We recommend number of threads equal to the number of physical CPU cores on your machine. Number of Julia threads should never exceed number of physical CPU cores!! Hyperthreading is valuable for I/O operations (in our experience), but not for linear algebra routines used throughout MendelImpute.
Compressing haplotype panels is slow
Currently it is recommended to build a new compressed reference haplotype panel for every new set of typed SNPs (although this is not strictly required). The compression routine is slow because reading raw VCF files is slow. Thus, it is highly advised that one try to use the same set of typed SNPs as much as possible.
We are actively developing a new set of functions in SnpArrays.jl to alleviate this problem. Since SnpArrays use memory mapping, read times can be improved dramatically.
max_d
too high (or too low)
When you compress the haplotype panels into a .jlso
format, you specified max_d
which is the maximum number of unique haplotypes per window. We generally recommend using max_d = 1000
, BUT 1000 may be too small if you use a reference panel larger than HRC. In that case, you can try larger max_d
, which will improve error rate.
Symptoms for max_d
too high:
Computing optimal haplotypes
is too slow. In particular, the timing for haplopair search
is too high.
Symptoms for max_d
too low:
Too few typed SNPs per window indicates max_d
is set too low. You can calculate the number of typed SNPs per window by dividing the total number of SNPs in the target file by the total windows (a number that will be output after every run). Ideally you want an average of 400 typed SNPs per window, but something as low as 50 still works. Something like 10~20 is too low.
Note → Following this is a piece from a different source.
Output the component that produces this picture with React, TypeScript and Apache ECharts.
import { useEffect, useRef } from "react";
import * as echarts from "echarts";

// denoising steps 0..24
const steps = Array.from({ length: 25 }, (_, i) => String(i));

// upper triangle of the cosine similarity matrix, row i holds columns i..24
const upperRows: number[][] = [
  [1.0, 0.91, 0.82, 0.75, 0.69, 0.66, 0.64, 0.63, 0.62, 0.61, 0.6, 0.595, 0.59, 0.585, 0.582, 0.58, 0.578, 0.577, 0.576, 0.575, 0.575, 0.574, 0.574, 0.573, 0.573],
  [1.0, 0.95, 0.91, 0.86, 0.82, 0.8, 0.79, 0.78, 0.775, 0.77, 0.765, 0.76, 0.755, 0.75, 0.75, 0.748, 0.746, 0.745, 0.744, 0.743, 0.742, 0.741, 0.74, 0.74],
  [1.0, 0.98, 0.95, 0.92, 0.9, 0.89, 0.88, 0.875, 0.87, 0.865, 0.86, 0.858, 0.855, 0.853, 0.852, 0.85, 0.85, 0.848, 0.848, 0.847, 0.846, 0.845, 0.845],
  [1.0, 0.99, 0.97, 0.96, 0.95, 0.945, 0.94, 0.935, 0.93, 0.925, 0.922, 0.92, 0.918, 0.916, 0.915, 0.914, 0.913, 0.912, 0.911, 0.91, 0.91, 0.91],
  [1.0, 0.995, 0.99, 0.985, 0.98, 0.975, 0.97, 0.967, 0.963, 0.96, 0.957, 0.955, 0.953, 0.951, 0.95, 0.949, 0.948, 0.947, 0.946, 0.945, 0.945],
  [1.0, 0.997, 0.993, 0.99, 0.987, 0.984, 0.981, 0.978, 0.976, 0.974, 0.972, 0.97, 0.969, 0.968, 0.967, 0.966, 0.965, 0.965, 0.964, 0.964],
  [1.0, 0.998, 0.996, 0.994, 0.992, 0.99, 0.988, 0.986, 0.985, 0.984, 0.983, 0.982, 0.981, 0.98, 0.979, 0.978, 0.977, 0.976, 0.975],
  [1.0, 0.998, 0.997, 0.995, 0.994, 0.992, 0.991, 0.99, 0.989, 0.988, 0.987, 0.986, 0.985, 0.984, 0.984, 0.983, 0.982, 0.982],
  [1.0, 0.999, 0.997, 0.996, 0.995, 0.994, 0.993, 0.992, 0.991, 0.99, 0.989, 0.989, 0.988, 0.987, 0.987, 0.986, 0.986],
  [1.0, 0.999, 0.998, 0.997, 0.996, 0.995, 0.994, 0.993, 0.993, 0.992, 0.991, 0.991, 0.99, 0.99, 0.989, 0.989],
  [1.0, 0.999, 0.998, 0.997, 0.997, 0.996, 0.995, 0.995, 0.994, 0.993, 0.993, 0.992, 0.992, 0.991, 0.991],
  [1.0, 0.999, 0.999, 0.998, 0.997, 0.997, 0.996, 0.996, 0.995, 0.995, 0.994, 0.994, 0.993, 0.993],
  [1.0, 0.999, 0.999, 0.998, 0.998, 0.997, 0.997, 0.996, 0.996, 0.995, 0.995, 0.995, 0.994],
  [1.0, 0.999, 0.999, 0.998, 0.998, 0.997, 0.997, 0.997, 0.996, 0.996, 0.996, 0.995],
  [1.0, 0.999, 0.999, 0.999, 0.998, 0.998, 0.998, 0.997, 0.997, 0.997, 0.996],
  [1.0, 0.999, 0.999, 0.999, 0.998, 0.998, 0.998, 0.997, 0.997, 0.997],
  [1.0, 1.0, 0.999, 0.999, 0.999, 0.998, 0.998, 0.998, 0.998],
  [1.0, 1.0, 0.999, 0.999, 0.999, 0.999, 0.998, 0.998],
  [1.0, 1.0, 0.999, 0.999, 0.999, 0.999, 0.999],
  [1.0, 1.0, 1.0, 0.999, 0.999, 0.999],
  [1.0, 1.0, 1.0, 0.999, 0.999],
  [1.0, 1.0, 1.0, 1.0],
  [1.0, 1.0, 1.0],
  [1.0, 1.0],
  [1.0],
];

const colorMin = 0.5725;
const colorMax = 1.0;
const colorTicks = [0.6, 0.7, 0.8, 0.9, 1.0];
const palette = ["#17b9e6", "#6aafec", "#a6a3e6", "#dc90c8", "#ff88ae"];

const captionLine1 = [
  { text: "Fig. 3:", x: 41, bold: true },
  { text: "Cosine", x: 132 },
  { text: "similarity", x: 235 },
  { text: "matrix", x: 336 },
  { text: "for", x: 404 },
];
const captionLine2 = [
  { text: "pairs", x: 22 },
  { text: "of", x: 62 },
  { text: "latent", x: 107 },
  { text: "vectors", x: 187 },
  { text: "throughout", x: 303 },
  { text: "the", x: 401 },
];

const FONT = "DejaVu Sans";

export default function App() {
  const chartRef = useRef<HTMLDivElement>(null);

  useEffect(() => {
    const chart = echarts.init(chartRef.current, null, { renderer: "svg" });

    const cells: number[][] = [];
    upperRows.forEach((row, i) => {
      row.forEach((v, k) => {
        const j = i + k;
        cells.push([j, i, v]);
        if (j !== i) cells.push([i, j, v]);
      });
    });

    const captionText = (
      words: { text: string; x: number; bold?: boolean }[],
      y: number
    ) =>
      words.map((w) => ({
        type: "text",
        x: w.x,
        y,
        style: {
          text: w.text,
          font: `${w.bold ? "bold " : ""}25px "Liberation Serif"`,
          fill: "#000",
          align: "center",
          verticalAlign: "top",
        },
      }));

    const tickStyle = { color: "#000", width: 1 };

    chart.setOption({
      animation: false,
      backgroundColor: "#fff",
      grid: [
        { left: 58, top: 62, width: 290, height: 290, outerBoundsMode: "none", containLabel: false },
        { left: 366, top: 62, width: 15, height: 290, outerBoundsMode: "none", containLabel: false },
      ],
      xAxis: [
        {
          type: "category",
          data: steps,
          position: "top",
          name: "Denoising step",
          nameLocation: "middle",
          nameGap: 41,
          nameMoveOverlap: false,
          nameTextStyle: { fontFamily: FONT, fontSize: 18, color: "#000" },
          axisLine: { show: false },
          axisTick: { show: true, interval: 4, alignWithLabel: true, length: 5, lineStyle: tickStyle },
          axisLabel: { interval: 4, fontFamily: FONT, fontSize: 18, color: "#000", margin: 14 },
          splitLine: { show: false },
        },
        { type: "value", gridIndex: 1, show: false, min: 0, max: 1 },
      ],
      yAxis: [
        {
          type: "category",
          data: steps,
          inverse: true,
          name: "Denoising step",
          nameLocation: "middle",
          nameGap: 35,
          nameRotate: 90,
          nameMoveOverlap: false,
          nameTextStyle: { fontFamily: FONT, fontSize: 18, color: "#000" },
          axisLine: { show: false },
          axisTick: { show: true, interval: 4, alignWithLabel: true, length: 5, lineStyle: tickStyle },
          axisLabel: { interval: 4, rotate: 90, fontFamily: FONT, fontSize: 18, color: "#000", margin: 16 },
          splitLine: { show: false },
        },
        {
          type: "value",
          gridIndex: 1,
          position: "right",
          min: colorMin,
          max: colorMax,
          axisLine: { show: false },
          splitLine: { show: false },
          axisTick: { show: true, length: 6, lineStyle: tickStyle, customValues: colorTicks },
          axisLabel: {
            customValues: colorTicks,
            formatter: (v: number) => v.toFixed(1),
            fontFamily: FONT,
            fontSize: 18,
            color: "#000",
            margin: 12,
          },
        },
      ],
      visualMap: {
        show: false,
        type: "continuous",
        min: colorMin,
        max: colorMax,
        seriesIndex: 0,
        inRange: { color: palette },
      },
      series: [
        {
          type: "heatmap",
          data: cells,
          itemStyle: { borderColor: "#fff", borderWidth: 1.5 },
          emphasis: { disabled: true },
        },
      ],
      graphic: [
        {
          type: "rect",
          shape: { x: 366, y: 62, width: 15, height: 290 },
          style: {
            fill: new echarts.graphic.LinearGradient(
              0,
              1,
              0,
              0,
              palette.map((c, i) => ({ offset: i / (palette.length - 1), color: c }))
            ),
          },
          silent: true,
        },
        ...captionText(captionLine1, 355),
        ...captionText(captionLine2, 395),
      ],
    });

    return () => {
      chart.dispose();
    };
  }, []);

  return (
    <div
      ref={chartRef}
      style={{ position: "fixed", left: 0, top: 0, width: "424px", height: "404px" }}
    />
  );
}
I really want to use a high max_d
A high max_d
generally improve error, so it is understandable you want to do so. If a high max_d
value runs too slow, try setting stepwise = 100
and max_haplotypes
to a number that is close to 1000. This avoids searching the global minimizer of the least-squares problem for windows that have more than max_haplotypes
number of unique haplotypes. Setting thinning_factor
instead of stepwise
have a similar effect. Details for these 2 heuristic searches are explained in the appendix of our paper.
Do you have enough memory (RAM)?
While MendelImpute uses the least RAM compared to competing softwares (as of 2020), it is still possible for large imputation problems to consume all available RAM. If this happens, Julia will first try to use swap
before crashing (until all of swap
is consumed). Monitor your RAM usage constantly to make sure this doesn't happen. On Mac/Linux machines, the top
or htop
command will monitor this information. Alternatively, the /usr/bin/time
command will automatically records max RAM usage for job and whether any swap
had been performed.
Rough estimate for amount of RAM needed
There are 4 things that require lots of memory:
- The target genotype matrix $\mathbf{X}_{n \times p}$ requires $n \times p \times 8$ bits. If $\mathbf{X}$ is dosage data, then you need instead $n \times p \times 32$ bits
- The matrix $\mathbf{M}_{d \times d}$ requires $c \times d \times d \times 32$ bits, where $c$ is the number of parallel threads used and $d$ is the number specified in the compress_haplotypes function.
- The matrix $\mathbf{N}_{n \times d}$ requires $c \times n \times d \times 32$ bits, where $c$ is the number of parallel threads used and $d$ is the number specified in the compress_haplotypes function.
- The compressed reference haplotype panel produced by the compress_haplotypes function. This typically requires about $3r$ gigabytes of RAM where $r$ is your panel's size in
.vcf.gz
.
If you do not have the above issues and your code is still running slow, file an issue on GitHub and we will take a look at it ASAP.